This past spring my husband, Cooper, and I headed out with my mom, stepdad, and two of my younger siblings for Memorial Day weekend at Tishomingo State Park. Early in the week the forecast showed a washout for Saturday, but by Friday my husband’s weather app claimed less than a 10 percent chance of rain. He was unconcerned. My stepdad told my mom it was going to pour all weekend, but she just shrugged and said she didn’t care. I, meanwhile, was blissfully unaware, too busy making sure I had everything a fourteen-month-old could possibly need to live in the woods for a couple of days.

We arrived Friday afternoon with two tent sites reserved. We set ours up on the tent pad while my mom’s crew picked a spot slightly off the pad—on top of some roots. My husband muttered that it might not work, but I was too busy toddler wrangling to notice. Dinner that night was tacos around the fire. My husband’s niece and nephew came over, Coop played, we laughed, made s’mores, showered, and went to bed happy. Coop was down by eight, and we followed around nine or ten.

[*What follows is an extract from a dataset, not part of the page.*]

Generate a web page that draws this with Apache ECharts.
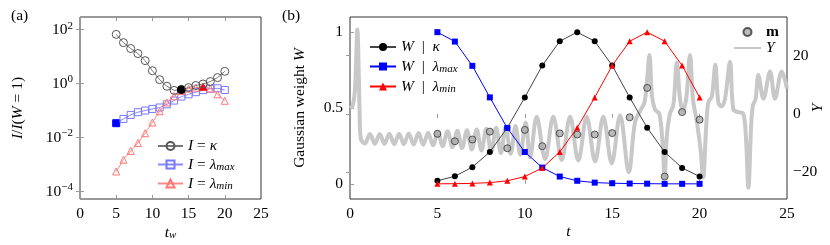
<!DOCTYPE html>
<html><head><meta charset="utf-8">
<script src="https://cdn.jsdelivr.net/npm/echarts@6/dist/echarts.min.js"></script>
<style>html,body{margin:0;padding:0;background:#fff}#c{width:830px;height:245px}</style>
</head><body><div id="c"></div>
<script>
// ---------- Panel (a) data ----------
const tw = [5,6,7,8,9,10,11,12,13,14,15,16,17,18,19,20];
const aKappa = [67,33,20,13,7.1,3.0,1.4,0.8,0.56,0.6,0.71,0.85,0.97,1.19,1.67,2.85];
const aLmax  = [0.034,0.049,0.069,0.087,0.10,0.115,0.13,0.17,0.235,0.33,0.40,0.48,0.57,0.65,0.67,0.58];
const aLmin  = [5.5e-4,1.5e-3,3.2e-3,6.3e-3,0.0145,0.036,0.094,0.20,0.34,0.53,0.65,0.71,0.77,0.65,0.40,0.23];
const filledT = {kappa:14, lmax:5, lmin:17};
const xTicks = [0,5,10,15,20,25];
const logTicks = [1e-4,1e-2,1,1e2];

// ---------- Panel (b) data ----------
const tB = [5,6,7,8,9,10,11,12,13,14,15,16,17,18,19,20];
const wKappa = [0.02,0.05,0.11,0.21,0.37,0.57,0.78,0.94,1.0,0.94,0.78,0.57,0.37,0.21,0.105,0.048];
const wLmax  = [1.0,0.938,0.778,0.57,0.368,0.21,0.107,0.048,0.02,0.008,0.004,0.002,0.001,0,0,0];
const wLmin  = [0,0.001,0.003,0.008,0.02,0.048,0.105,0.21,0.37,0.57,0.78,0.94,1.0,0.94,0.78,0.57];
const mVals  = [-6.85,-9.4,-8.8,-6.1,-11.8,-5.5,-11.1,-6.7,-7.1,-7.1,-6.6,-1.2,8.9,-21.5,0.6,-2.0];
const yT = [0,0.15,0.28,0.36,0.42,0.48,0.55,0.62,0.85,
  1.14,1.42,1.70,1.97,2.25,2.53,2.81,3.08,3.36,3.64,3.92,4.19,4.47,4.75,5.03,5.30,5.58,5.86,6.14,6.41,6.69,6.97,7.25,7.52,7.80,8.08,8.36,8.63,8.91,9.19,9.47,9.74,10.05,10.3,
  10.68,11.16,11.63,12.11,12.59,13.06,13.54,14.02,14.49,14.97,15.45,15.95,16.3,16.6,16.85,17.0,17.13,17.28,17.45,17.7,17.88,18.0,18.12,18.3,18.5,18.7,18.88,19.05,19.25,19.45,19.62,19.85,20.05,20.2,20.38,20.5,20.7,20.9,21.07,21.25,21.45,21.74,21.93,22.2,22.5,22.65,22.79,22.95,23.05,23.2,23.36,23.65,24.03,24.31,24.7,25];
const yVals = [1.9,2.8,8,20,28.9,20,0,-8.5,-10.2,
  -6.9,-10.3,-6.9,-10.3,-6.8,-10.4,-6.8,-10.4,-6.7,-10.5,-6.6,-10.6,-6.5,-10.8,-6.2,-11.1,-6.0,-11.4,-5.8,-11.8,-5.6,-12.2,-5.4,-12.6,-5.1,-13.0,-4.8,-13.4,-4.5,-13.7,-4.2,-14.0,-3,-15,
  -1,-15.5,-1,-15.8,-1,-16,-1,-16.3,-1,-17,-0.5,-20,-3,1,4,12,20.2,6,1.5,0,-10,-22,-8,0,3,17.6,5,1,6,20.2,5,-3,-12,-21.8,-4,4,6,16.8,4,2.5,5,17.9,1.5,0.6,0,-8,-25.3,-4,2.9,5,13.3,5.2,14.5,5.2,14.5,8.7];
const wTicks = [0,0.5,1];
const yTicks = [-20,0,20];

// ---------- styling ----------
const FONT = 'Liberation Serif';
const FS = 15.5;
const base = {fontFamily: FONT, fontSize: FS, color: '#000'};
const rich = {
  i:   {fontFamily: FONT, fontSize: FS, fontStyle: 'italic', color: '#000'},
  n:   {fontFamily: FONT, fontSize: FS, color: '#000'},
  b:   {fontFamily: FONT, fontSize: FS, fontWeight: 'bold', color: '#000'},
  sub: {fontFamily: FONT, fontSize: 11, fontStyle: 'italic', color: '#000', padding: [6,0,0,0]},
  sup: {fontFamily: FONT, fontSize: 11, color: '#000', padding: [0,0,8,0]}
};
const legRich = {
  i:   {fontFamily: FONT, fontSize: FS, fontStyle: 'italic', color: '#000', lineHeight: 16},
  b:   {fontFamily: FONT, fontSize: FS, fontWeight: 'bold', color: '#000', lineHeight: 16},
  sub: {fontFamily: FONT, fontSize: 11, fontStyle: 'italic', color: '#000', lineHeight: 10, padding: [6,0,0,0]}
};
const legText = {...base, lineHeight: 16, rich: legRich};
const tick = (vals) => { const t = {show: true, inside: true, length: 4, lineStyle: {color: '#999', width: 1}}; if (vals) t.customValues = vals; return t; };
const minus = v => (v < 0 ? '\u2212' + (-v) : String(v));
const logLabel = v => { const e = Math.round(Math.log10(v)); return '10{sup|' + minus(e) + '}'; };

const legendNames = {
  aK: '{i|I} = {i|κ}', aLmax: '{i|I} = {i|λ}{sub|max}', aLmin: '{i|I} = {i|λ}{sub|min}',
  wK: '{i|W}  |  {i|κ}', wLmax: '{i|W}  |  {i|λ}{sub|max}', wLmin: '{i|W}  |  {i|λ}{sub|min}',
  m: '{b|m}', Y: '{i|Y}'
};

const pairs = (xs, ys, filledX, fillColor) => xs.map((x, i) => x === filledX
  ? {value: [x, ys[i]], itemStyle: {color: fillColor, borderColor: fillColor}} : [x, ys[i]]);
const openStyle = (border) => ({color: 'rgba(255,255,255,0)', borderColor: border, borderWidth: 1});
const nameCommon = {nameLocation: 'middle', nameMoveOverlap: false, nameTextStyle: {...base, rich}};

const option = {
  animation: false,
  textStyle: base,
  graphic: [
    {type: 'text', left: 11, top: 8, style: {text: '(a)', font: FS + 'px ' + FONT, fill: '#000'}},
    {type: 'text', left: 282, top: 8, style: {text: '(b)', font: FS + 'px ' + FONT, fill: '#000'}}
  ],
  grid: [
    {left: 80, top: 17, width: 181, height: 182, show: true, borderColor: '#333', borderWidth: 1, backgroundColor: 'transparent', outerBoundsMode: 'none', containLabel: false},
    {left: 350, top: 17, width: 437, height: 182, show: true, borderColor: '#333', borderWidth: 1, backgroundColor: 'transparent', outerBoundsMode: 'none', containLabel: false}
  ],
  xAxis: [
    {gridIndex: 0, type: 'value', min: 0, max: 25, interval: 5, position: 'bottom', axisLine: {show: false}, axisTick: tick(), splitLine: {show: false},
     axisLabel: {...base, margin: 7}, name: '{i|t}{sub|w}', nameGap: 25, ...nameCommon},
    {gridIndex: 0, type: 'value', min: 0, max: 25, interval: 5, position: 'top', axisLine: {show: false}, axisTick: tick(), axisLabel: {show: false}, splitLine: {show: false}},
    {gridIndex: 1, type: 'value', min: 0, max: 25, interval: 5, position: 'bottom', axisLine: {show: false}, axisTick: tick(), splitLine: {show: false},
     axisLabel: {...base, margin: 7}, name: '{i|t}', nameGap: 25, ...nameCommon},
    {gridIndex: 1, type: 'value', min: 0, max: 25, interval: 5, position: 'top', axisLine: {show: false}, axisTick: tick(), axisLabel: {show: false}, splitLine: {show: false}}
  ],
  yAxis: [
    {gridIndex: 0, type: 'log', logBase: 10, min: Math.pow(10, -4.28), max: Math.pow(10, 2.47), position: 'left', axisLine: {show: false},
     axisTick: tick(logTicks), splitLine: {show: false}, minorTick: {show: false},
     axisLabel: {...base, margin: 7, customValues: logTicks, formatter: logLabel, rich},
     name: '{i|I}/{i|I}({i|W} = 1)', nameGap: 54, nameRotate: 90, ...nameCommon},
    {gridIndex: 0, type: 'log', logBase: 10, min: Math.pow(10, -4.28), max: Math.pow(10, 2.47), position: 'right', axisLine: {show: false},
     axisTick: tick(logTicks), splitLine: {show: false}, axisLabel: {show: false}},
    {gridIndex: 1, type: 'value', min: -0.1, max: 1.1, position: 'left', axisLine: {show: false}, axisTick: tick(wTicks), splitLine: {show: false},
     axisLabel: {...base, margin: 7, customValues: wTicks, formatter: v => String(v)},
     name: 'Gaussian weight {i|W}', nameGap: 42, nameRotate: 90, ...nameCommon},
    {gridIndex: 1, type: 'value', min: -29.2, max: 33.2, position: 'right', axisLine: {show: false}, axisTick: tick(yTicks), splitLine: {show: false},
     axisLabel: {...base, margin: 6, customValues: yTicks, formatter: minus},
     name: '{i|Y}', nameGap: 23, nameRotate: 90, ...nameCommon}
  ],
  legend: [
    {data: ['aK', 'aLmax', 'aLmin'], orient: 'vertical', left: 157, top: 138, itemWidth: 25, itemHeight: 10, itemGap: 2, padding: 0,
     formatter: n => legendNames[n], textStyle: legText, selectedMode: false},
    {data: ['wK', 'wLmax', 'wLmin'], orient: 'vertical', left: 369, top: 39, itemWidth: 26, itemHeight: 10, itemGap: 3, padding: 0,
     formatter: n => legendNames[n], textStyle: legText, selectedMode: false},
    {data: ['m', 'Y'], orient: 'vertical', left: 733, top: 24, itemWidth: 27, itemHeight: 8, itemGap: 0, padding: 0,
     formatter: n => legendNames[n], textStyle: legText, selectedMode: false}
  ],
  series: [
    {name: 'aLmax', type: 'line', xAxisIndex: 0, yAxisIndex: 0, data: pairs(tw, aLmax, filledT.lmax, '#0000ff'),
     symbol: 'rect', symbolSize: 7, lineStyle: {color: '#8888ff', width: 1}, itemStyle: openStyle('#7777ff'), z: 3},
    {name: 'aLmin', type: 'line', xAxisIndex: 0, yAxisIndex: 0, data: pairs(tw, aLmin, filledT.lmin, '#ff0000'),
     symbol: 'triangle', symbolSize: 7, lineStyle: {color: '#ff8888', width: 1}, itemStyle: openStyle('#ff7777'), z: 4},
    {name: 'aK', type: 'line', xAxisIndex: 0, yAxisIndex: 0, data: pairs(tw, aKappa, filledT.kappa, '#000000'),
     symbol: 'circle', symbolSize: 8, lineStyle: {color: '#777', width: 1}, itemStyle: openStyle('#555'), z: 5},

    {name: 'Y', type: 'line', xAxisIndex: 2, yAxisIndex: 3, data: yT.map((t, i) => [t, yVals[i]]),
     symbol: 'none', smooth: 0.35, lineStyle: {color: '#c8c8c8', width: 4},
     itemStyle: {color: 'rgba(0,0,0,0)', borderWidth: 0, borderColor: 'rgba(0,0,0,0)'}, z: 1},
    {name: 'm', type: 'scatter', xAxisIndex: 2, yAxisIndex: 3, data: tB.map((t, i) => [t, mVals[i]]),
     symbol: 'circle', symbolSize: 7, itemStyle: {color: '#aaaaaa', borderColor: '#333', borderWidth: 1}, z: 2},
    {name: 'wK', type: 'line', xAxisIndex: 2, yAxisIndex: 2, data: tB.map((t, i) => [t, wKappa[i]]),
     symbol: 'circle', symbolSize: 6, lineStyle: {color: '#444', width: 1}, itemStyle: {color: '#000'}, z: 3},
    {name: 'wLmax', type: 'line', xAxisIndex: 2, yAxisIndex: 2, data: tB.map((t, i) => [t, wLmax[i]]),
     symbol: 'rect', symbolSize: 6, lineStyle: {color: '#0000ff', width: 1}, itemStyle: {color: '#0000ff'}, z: 3},
    {name: 'wLmin', type: 'line', xAxisIndex: 2, yAxisIndex: 2, data: tB.map((t, i) => [t, wLmin[i]]),
     symbol: 'triangle', symbolSize: 6, lineStyle: {color: '#ff0000', width: 1}, itemStyle: {color: '#ff0000'}, z: 3}
  ]
};
const chart = echarts.init(document.getElementById('c'), null, {renderer: 'canvas'});
chart.setOption(option);
</script></body></html>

At two in the morning the wind picked up, and I heard rain start slanting into the tent. I zipped up our windows and whispered a warning to my mom, hoping she heard. From then on, it rained. And it didn’t stop. By six, giggles and commotion came from my mom’s site. Their tent had standing water inside. The slope of the ground had gotten them, and even after moving the tent, water kept pooling. By mid-morning they were headed to Walmart to see if a new tent might save the weekend.

Back at camp, we tried to keep Coop entertained. He was basically trapped inside a six-by-eight mosquito tent with us while the rain poured. We finally loaded him into the truck and went searching for an open pavilion where he could run around, but no luck. By ten or eleven we had all admitted defeat. We took down both tents and packed up in the pouring rain.

When we got home the skies were bright and sunny—at least for thirty minutes. Then it rained again. We had to set our tent up inside the house so it could dry before molding. My mom and stepdad weren’t as lucky. Their poor, warped tent made its final trip straight to a dumpster.

Now, anytime the story comes up, we all just call it “the time it rained.” And the lesson we learned? If the forecast calls for rain on a camping trip with a toddler, maybe just go ahead and pack board games and snacks for the living room instead.